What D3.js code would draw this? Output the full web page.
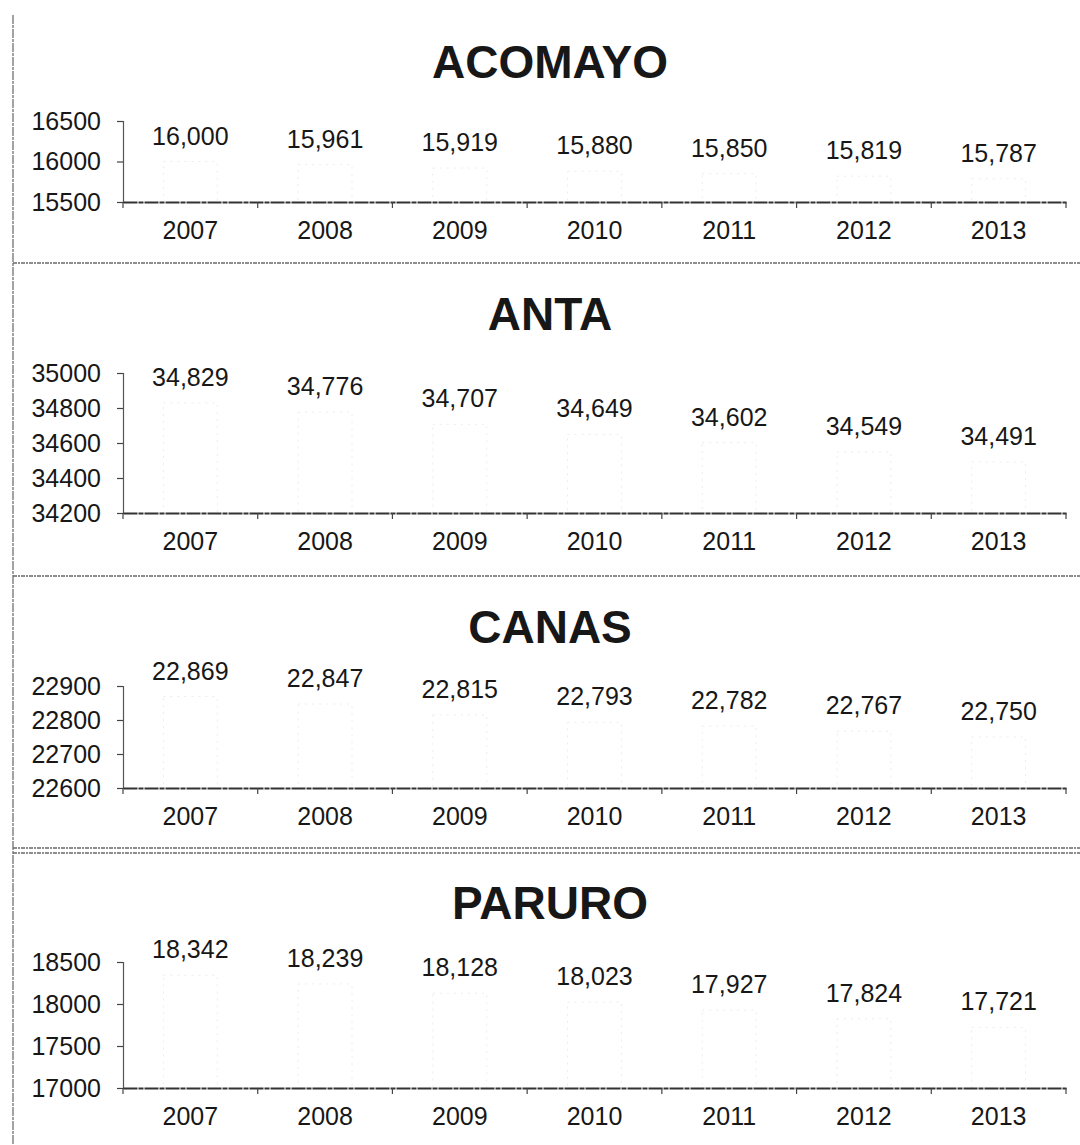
<!DOCTYPE html>
<html>
<head>
<meta charset="utf-8">
<script src="https://cdn.jsdelivr.net/npm/d3@7"></script>
<style>
  html, body { margin: 0; padding: 0; background: #fff; }
  svg { display: block; }
  text { font-family: "Liberation Sans", Arial, sans-serif; fill: #171717; }
</style>
</head>
<body>
<svg id="chart" width="1080" height="1145"></svg>
<script>
// Population by province, 2007-2013
const years = ["2007", "2008", "2009", "2010", "2011", "2012", "2013"];
const provinces = ["ACOMAYO", "ANTA", "CANAS", "PARURO"];
const acomayo = [16000, 15961, 15919, 15880, 15850, 15819, 15787];
const anta    = [34829, 34776, 34707, 34649, 34602, 34549, 34491];
const canas   = [22869, 22847, 22815, 22793, 22782, 22767, 22750];
const paruro  = [18342, 18239, 18128, 18023, 17927, 17824, 17721];
const acomayoTicks = [15500, 16000, 16500];
const antaTicks    = [34200, 34400, 34600, 34800, 35000];
const canasTicks   = [22600, 22700, 22800, 22900];
const paruroTicks  = [17000, 17500, 18000, 18500];

const seriesList = [acomayo, anta, canas, paruro];
const tickList = [acomayoTicks, antaTicks, canasTicks, paruroTicks];

// vertical placement of each panel's plot area: [top, baseline]
const plotRows = [[121, 202], [373, 513], [686, 788], [962, 1088]];
const plotLeft = 123, plotRight = 1066;

const svg = d3.select("#chart");
svg.append("rect").attr("width", 1080).attr("height", 1145).attr("fill", "#fff");

// frame: left border and panel separators
const frame = svg.append("g").attr("fill", "none");
frame.append("line").attr("x1", 13).attr("x2", 13).attr("y1", 15).attr("y2", 1145)
  .attr("stroke", "#666").attr("stroke-width", 1.2).attr("stroke-dasharray", "9,1,3,1");
[263, 576, 848, 853].forEach(y => {
  frame.append("line").attr("x1", 13).attr("x2", 1080).attr("y1", y).attr("y2", y)
    .attr("stroke", "#6a6a6a").attr("stroke-width", 1.3).attr("stroke-dasharray", "4,1,2,1");
});

const fmt = d3.format(",");

provinces.forEach((name, i) => {
  const values = seriesList[i];
  const ticks = tickList[i];
  const [top, base] = plotRows[i];

  const x = d3.scaleBand().domain(years).range([plotLeft, plotRight]).padding(0);
  const y = d3.scaleLinear().domain([ticks[0], ticks[ticks.length - 1]]).range([base, top]);
  const step = x.step();
  const barW = step * 0.4;

  const g = svg.append("g");

  // title
  g.append("text")
    .attr("x", 550).attr("y", top - 43)
    .attr("text-anchor", "middle")
    .attr("font-size", 46).attr("font-weight", "bold")
    .text(name);

  // bars (white, barely visible dotted outline)
  g.selectAll("rect.bar").data(values).join("rect")
    .attr("class", "bar")
    .attr("x", (d, j) => x(years[j]) + (step - barW) / 2)
    .attr("width", barW)
    .attr("y", d => y(d))
    .attr("height", d => base - y(d))
    .attr("fill", "#fff")
    .attr("stroke", "#ececec").attr("stroke-width", 1)
    .attr("stroke-dasharray", "2,5");

  // value labels
  g.selectAll("text.val").data(values).join("text")
    .attr("class", "val")
    .attr("x", (d, j) => x(years[j]) + step / 2)
    .attr("y", d => y(d) - 17)
    .attr("text-anchor", "middle")
    .attr("font-size", 25)
    .text(d => fmt(d));

  // y axis
  const yAxis = g.append("g")
    .attr("transform", `translate(${plotLeft},0)`)
    .call(d3.axisLeft(y).tickValues(ticks).tickFormat(d3.format("d")).tickSize(6).tickSizeOuter(6).tickPadding(16));
  yAxis.select(".domain").attr("stroke", "#555").attr("stroke-width", 1.2);
  yAxis.selectAll(".tick line").attr("stroke", "#444").attr("stroke-width", 1.2);
  yAxis.selectAll(".tick text").attr("font-size", 25).attr("fill", "#171717")
    .attr("font-family", "Liberation Sans, Arial, sans-serif");

  // x axis: category labels, separator ticks between categories
  const xAxis = g.append("g")
    .attr("transform", `translate(0,${base})`)
    .call(d3.axisBottom(x).tickSize(0).tickSizeOuter(0).tickPadding(19));
  xAxis.select(".domain").attr("stroke", "#333").attr("stroke-width", 2)
    .attr("stroke-dasharray", "14,1,5,1");
  xAxis.selectAll(".tick text").attr("font-size", 25).attr("fill", "#171717")
    .attr("font-family", "Liberation Sans, Arial, sans-serif");

  const bounds = years.map(c => x(c)).concat([plotRight]);
  g.selectAll("line.xt").data(bounds).join("line")
    .attr("class", "xt")
    .attr("x1", d => d).attr("x2", d => d)
    .attr("y1", base).attr("y2", base + 6)
    .attr("stroke", "#444").attr("stroke-width", 1.2);
});
</script>
</body>
</html>
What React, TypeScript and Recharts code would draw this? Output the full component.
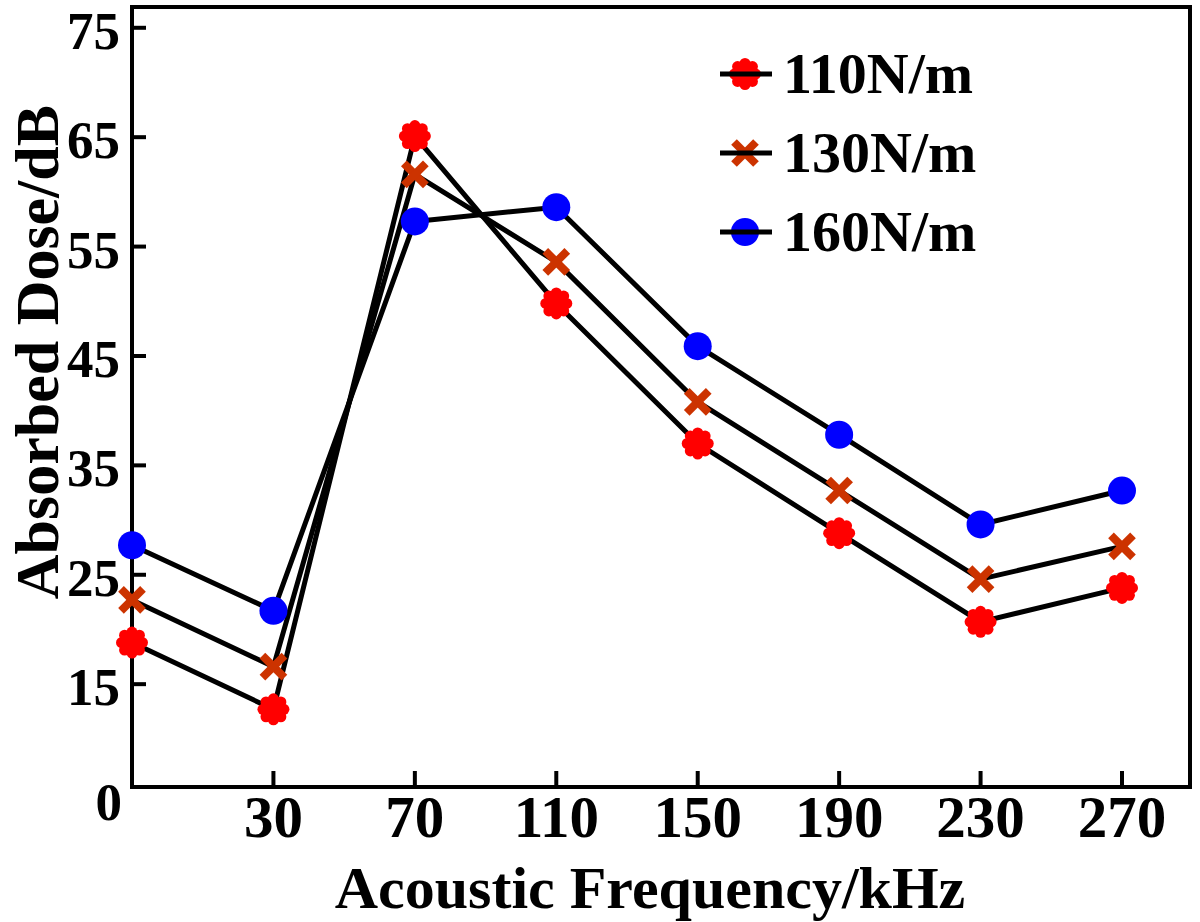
import { LineChart, Line, XAxis, YAxis, Legend } from 'recharts';

const frequencies = ['', '30', '70', '110', '150', '190', '230', '270'];
const dose110 = [18.8, 12.7, 65.1, 49.8, 37.0, 28.8, 20.7, 23.8];
const dose130 = [22.7, 16.6, 61.6, 53.6, 40.8, 32.7, 24.6, 27.6];
const dose160 = [27.7, 21.7, 57.3, 58.6, 45.9, 37.8, 29.6, 32.7];
const doseTicks = [15, 25, 35, 45, 55, 65, 75];
const seriesNames = ['110N/m', '130N/m', '160N/m'];

// y axis is broken under 15, its bottom end carries the "0" label
const axisBreak = 5.6;
const axisTop = 76.9;

const data = frequencies.map((freq, i) => ({
  freq,
  s110: dose110[i],
  s130: dose130[i],
  s160: dose160[i],
}));

const FONT = '"Liberation Serif", "Times New Roman", serif';

const redGear = (cx: number, cy: number) => (
  <g>
    <circle cx={cx} cy={cy} r={12} fill="#ff0000" />
    {[0, 1, 2, 3, 4, 5, 6, 7].map((k) => (
      <circle
        key={k}
        cx={cx + 10.5 * Math.cos((k * Math.PI) / 4)}
        cy={cy + 10.5 * Math.sin((k * Math.PI) / 4)}
        r={5.5}
        fill="#ff0000"
      />
    ))}
  </g>
);

const orangeCross = (cx: number, cy: number) => (
  <g stroke="#cc3300" strokeWidth={8}>
    <line x1={cx - 11} y1={cy - 11} x2={cx + 11} y2={cy + 11} />
    <line x1={cx - 11} y1={cy + 11} x2={cx + 11} y2={cy - 11} />
  </g>
);

const blueDot = (cx: number, cy: number) => <circle cx={cx} cy={cy} r={14} fill="#0000ff" />;

const markers = [redGear, orangeCross, blueDot];

const makeDot = (draw: (cx: number, cy: number) => JSX.Element) => (props: any) => {
  const { cx, cy, index } = props;
  if (cx == null || cy == null) return <g key={index} />;
  return <g key={index}>{draw(cx, cy)}</g>;
};

function DoseTick(props: any) {
  const { x, y, payload } = props;
  const base = payload.value < 10;
  return (
    <g>
      {!base && <line x1={x} y1={y} x2={x + 14} y2={y} stroke="#000" strokeWidth={4} />}
      <text
        x={base ? x - 10 : x - 12}
        y={base ? y + 33 : y + 21}
        textAnchor="end"
        fontFamily={FONT}
        fontWeight="bold"
        fontSize={53}
        fill="#000"
      >
        {base ? '0' : payload.value}
      </text>
    </g>
  );
}

function FreqTick(props: any) {
  const { x, y, payload } = props;
  if (payload.value === '') return <g />;
  return (
    <g>
      <line x1={x} y1={y} x2={x} y2={y - 16} stroke="#000" strokeWidth={4} />
      <text x={x} y={y + 50} textAnchor="middle" fontFamily={FONT} fontWeight="bold" fontSize={59} fill="#000">
        {payload.value}
      </text>
    </g>
  );
}

function XTitle(props: any) {
  const { x, y, width } = props.viewBox;
  return (
    <text x={x + width / 2 - 11} y={y + 121} textAnchor="middle" fontFamily={FONT} fontWeight="bold" fontSize={60} fill="#000">
      Acoustic Frequency/kHz
    </text>
  );
}

function YTitle(props: any) {
  const { y, height } = props.viewBox;
  const cx = 58;
  const cy = y + height / 2 - 45;
  return (
    <text
      x={cx}
      y={cy}
      transform={`rotate(-90, ${cx}, ${cy})`}
      textAnchor="middle"
      fontFamily={FONT}
      fontWeight="bold"
      fontSize={62}
      fill="#000"
    >
      Absorbed Dose/dB
    </text>
  );
}

const renderLegend = (props: any) => {
  const items = props.payload && props.payload.length ? props.payload.map((p: any) => p.value) : seriesNames;
  return (
    <svg width={290} height={230}>
      {items.map((name: string, i: number) => {
        const cy = 34 + i * 79;
        return (
          <g key={name}>
            {markers[i](28, cy)}
            <line x1={3} x2={55} y1={cy} y2={cy} stroke="#000" strokeWidth={5} />
            <text x={66} y={cy + 19} fontFamily={FONT} fontWeight="bold" fontSize={58} fill="#000">
              {name}
            </text>
          </g>
        );
      })}
    </svg>
  );
};

export default function App() {
  return (
    <div style={{ position: 'absolute', left: 0, top: 0, background: '#fff' }}>
      <LineChart width={1200} height={922} data={data} margin={{ top: 6, right: 9, bottom: 0, left: 0 }}>
        <XAxis
          dataKey="freq"
          type="category"
          height={135}
          padding={{ left: 0, right: 68 }}
          interval={0}
          tickSize={0}
          tickMargin={0}
          tickLine={false}
          tick={<FreqTick />}
          axisLine={{ stroke: '#000', strokeWidth: 4, strokeLinecap: 'square' }}
          label={<XTitle />}
        />
        <YAxis
          type="number"
          width={132}
          domain={[axisBreak, axisTop]}
          allowDataOverflow
          ticks={[axisBreak, ...doseTicks]}
          interval={0}
          tickSize={0}
          tickMargin={0}
          tickLine={false}
          tick={<DoseTick />}
          axisLine={{ stroke: '#000', strokeWidth: 4, strokeLinecap: 'square' }}
          label={<YTitle />}
        />
        <XAxis
          xAxisId="frame"
          orientation="top"
          dataKey="freq"
          height={1}
          tick={false}
          tickLine={false}
          axisLine={{ stroke: '#000', strokeWidth: 4, strokeLinecap: 'square' }}
        />
        <YAxis
          yAxisId="frame"
          orientation="right"
          type="number"
          domain={[0, 1]}
          width={1}
          tick={false}
          tickLine={false}
          axisLine={{ stroke: '#000', strokeWidth: 4, strokeLinecap: 'square' }}
        />
        <Legend
          layout="vertical"
          align="center"
          verticalAlign="middle"
          content={renderLegend}
          wrapperStyle={{ left: 717, top: 40, width: 290, height: 230 }}
        />
        <Line
          dataKey="s110"
          name={seriesNames[0]}
          stroke="#000"
          strokeWidth={5}
          strokeLinejoin="round"
          dot={makeDot(redGear)}
          activeDot={false}
          isAnimationActive={false}
        />
        <Line
          dataKey="s130"
          name={seriesNames[1]}
          stroke="#000"
          strokeWidth={5}
          strokeLinejoin="round"
          dot={makeDot(orangeCross)}
          activeDot={false}
          isAnimationActive={false}
        />
        <Line
          dataKey="s160"
          name={seriesNames[2]}
          stroke="#000"
          strokeWidth={5}
          strokeLinejoin="round"
          dot={makeDot(blueDot)}
          activeDot={false}
          isAnimationActive={false}
        />
      </LineChart>
    </div>
  );
}
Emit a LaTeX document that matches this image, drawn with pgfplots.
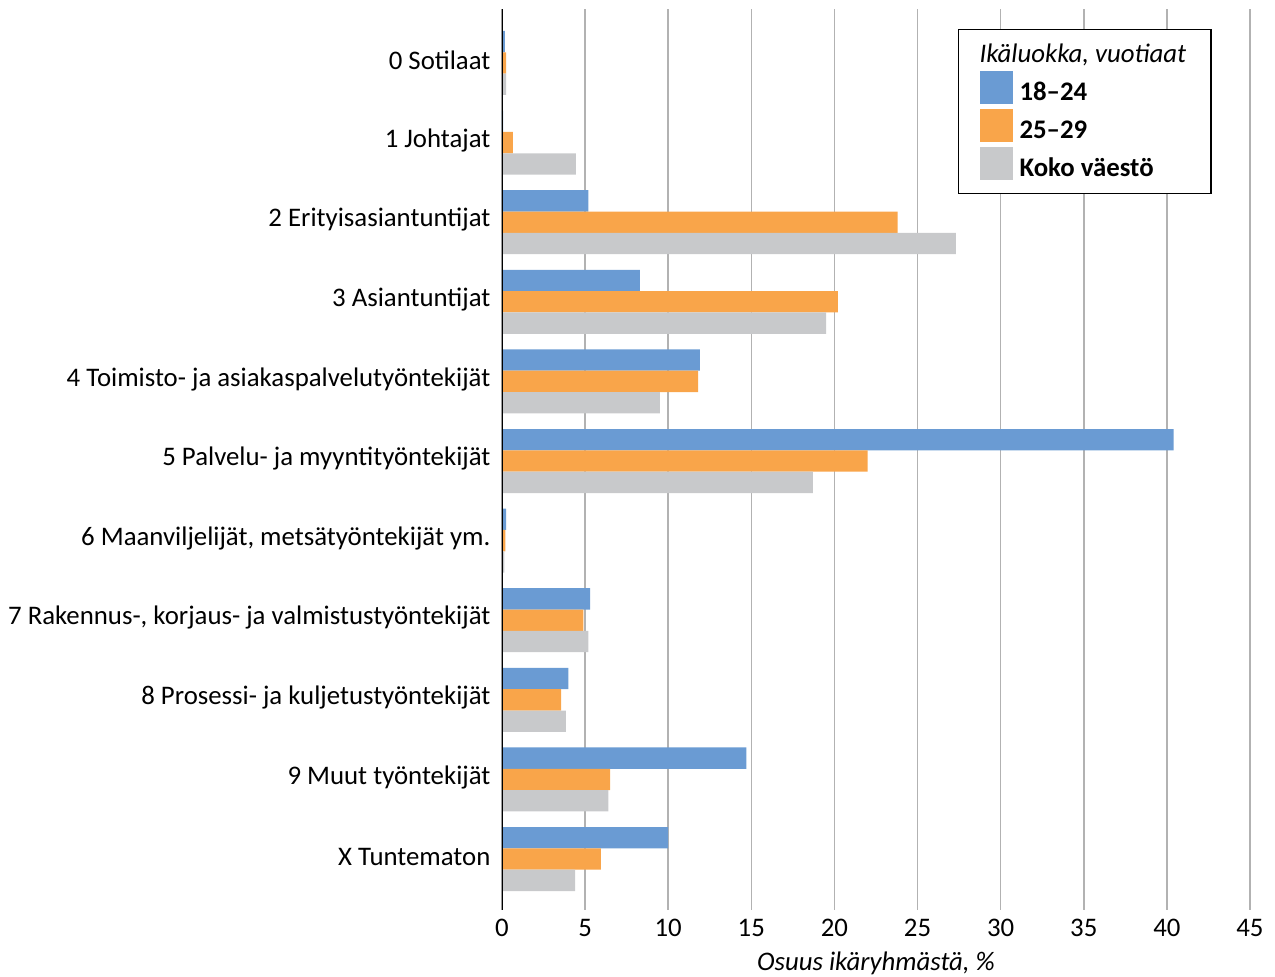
\documentclass[border=0pt]{standalone}
\usepackage{fontspec}
\setmainfont{Carlito}
\usepackage{pgfplots}
\pgfplotsset{compat=1.18}
\definecolor{cblue}{HTML}{6A9BD3}
\definecolor{corange}{HTML}{F9A54A}
\definecolor{cgrey}{HTML}{C8C9CB}

\begin{document}
\begin{tikzpicture}
\useasboundingbox (-251pt,-33pt) rectangle (386.5pt,455pt);
\begin{axis}[
  at={(0,0)}, anchor=south west,
  scale only axis, width=374pt, height=450.5pt,
  xbar, bar width=0.268,
  xmin=0, xmax=45, ymin=-0.678, ymax=10.64,
  y dir=reverse,
  ytick={0,...,10},
  yticklabels={0 Sotilaat, 1 Johtajat, 2 Erityisasiantuntijat, 3 Asiantuntijat,
    4 Toimisto- ja asiakaspalvelutyöntekijät, 5 Palvelu- ja myyntityöntekijät,
    {6 Maanviljelijät, metsätyöntekijät ym.}, {7 Rakennus-, korjaus- ja valmistustyöntekijät},
    8 Prosessi- ja kuljetustyöntekijät, 9 Muut työntekijät, X Tuntematon},
  xtick={0,5,...,45},
  axis lines*=left,
  x axis line style={draw=none},
  y axis line style={draw=none},
  tick style={draw=none},
  xmajorgrids, major grid style={black!30, line width=0.8pt},
  ticklabel style={font=\fontsize{13.4}{15}\selectfont},
  yticklabel style={xshift=2pt, yshift=1.2pt},
  xticklabel style={yshift=-1pt},
  /pgf/number format/assume math mode=true,
  xlabel={\itshape Osuus ikäryhmästä, \%},
  xlabel style={font=\fontsize{13.4}{15}\selectfont, yshift=-1pt},
  legend style={at={(rel axis cs:0.6096,0.9778)}, anchor=north west,
    draw=black, line width=0.6pt, font=\bfseries\fontsize{13.4}{15}\selectfont,
    inner xsep=10.5pt, inner ysep=5pt, row sep=0.75pt},
  legend cell align=left,
  legend image code/.code={\fill[#1] (0pt,-5.5pt) rectangle (16.5pt,11pt); \path (18pt,0pt);},
]
\addlegendimage{empty legend}
\addlegendentry{\hspace*{-20pt}\normalfont\itshape Ikäluokka, vuotiaat}
\addplot[fill=cblue, draw=none, bar shift=-0.268] coordinates {
  (0.18,0) (0.07,1) (5.2,2) (8.3,3) (11.9,4) (40.4,5) (0.25,6) (5.3,7) (4.0,8) (14.7,9) (10.0,10)};
\addlegendentry{18--24}
\addplot[fill=corange, draw=none, bar shift=0] coordinates {
  (0.25,0) (0.65,1) (23.8,2) (20.2,3) (11.8,4) (22.0,5) (0.2,6) (4.9,7) (3.55,8) (6.5,9) (5.95,10)};
\addlegendentry{25--29}
\addplot[fill=cgrey, draw=none, bar shift=0.268] coordinates {
  (0.25,0) (4.45,1) (27.3,2) (19.5,3) (9.5,4) (18.7,5) (0.15,6) (5.2,7) (3.85,8) (6.4,9) (4.4,10)};
\addlegendentry{Koko väestö}
\draw[black, line width=1.2pt] (axis cs:0,-0.678) -- (axis cs:0,10.64);
\end{axis}
\end{tikzpicture}
\end{document}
----
Give again, word for word, every line from the top of the data above to the line holding "17500, 18000, 18500];", inclusive, with the pictures left out.

What D3.js code would draw this? Output the full web page.
<!DOCTYPE html>
<html>
<head>
<meta charset="utf-8">
<script src="https://cdn.jsdelivr.net/npm/d3@7"></script>
<style>
  html, body { margin: 0; padding: 0; background: #fff; }
  svg { display: block; }
  text { font-family: "Liberation Sans", Arial, sans-serif; fill: #171717; }
</style>
</head>
<body>
<svg id="chart" width="1080" height="1145"></svg>
<script>
// Population by province, 2007-2013
const years = ["2007", "2008", "2009", "2010", "2011", "2012", "2013"];
const provinces = ["ACOMAYO", "ANTA", "CANAS", "PARURO"];
const acomayo = [16000, 15961, 15919, 15880, 15850, 15819, 15787];
const anta    = [34829, 34776, 34707, 34649, 34602, 34549, 34491];
const canas   = [22869, 22847, 22815, 22793, 22782, 22767, 22750];
const paruro  = [18342, 18239, 18128, 18023, 17927, 17824, 17721];
const acomayoTicks = [15500, 16000, 16500];
const antaTicks    = [34200, 34400, 34600, 34800, 35000];
const canasTicks   = [22600, 22700, 22800, 22900];
const paruroTicks  = [17000, 17500, 18000, 18500];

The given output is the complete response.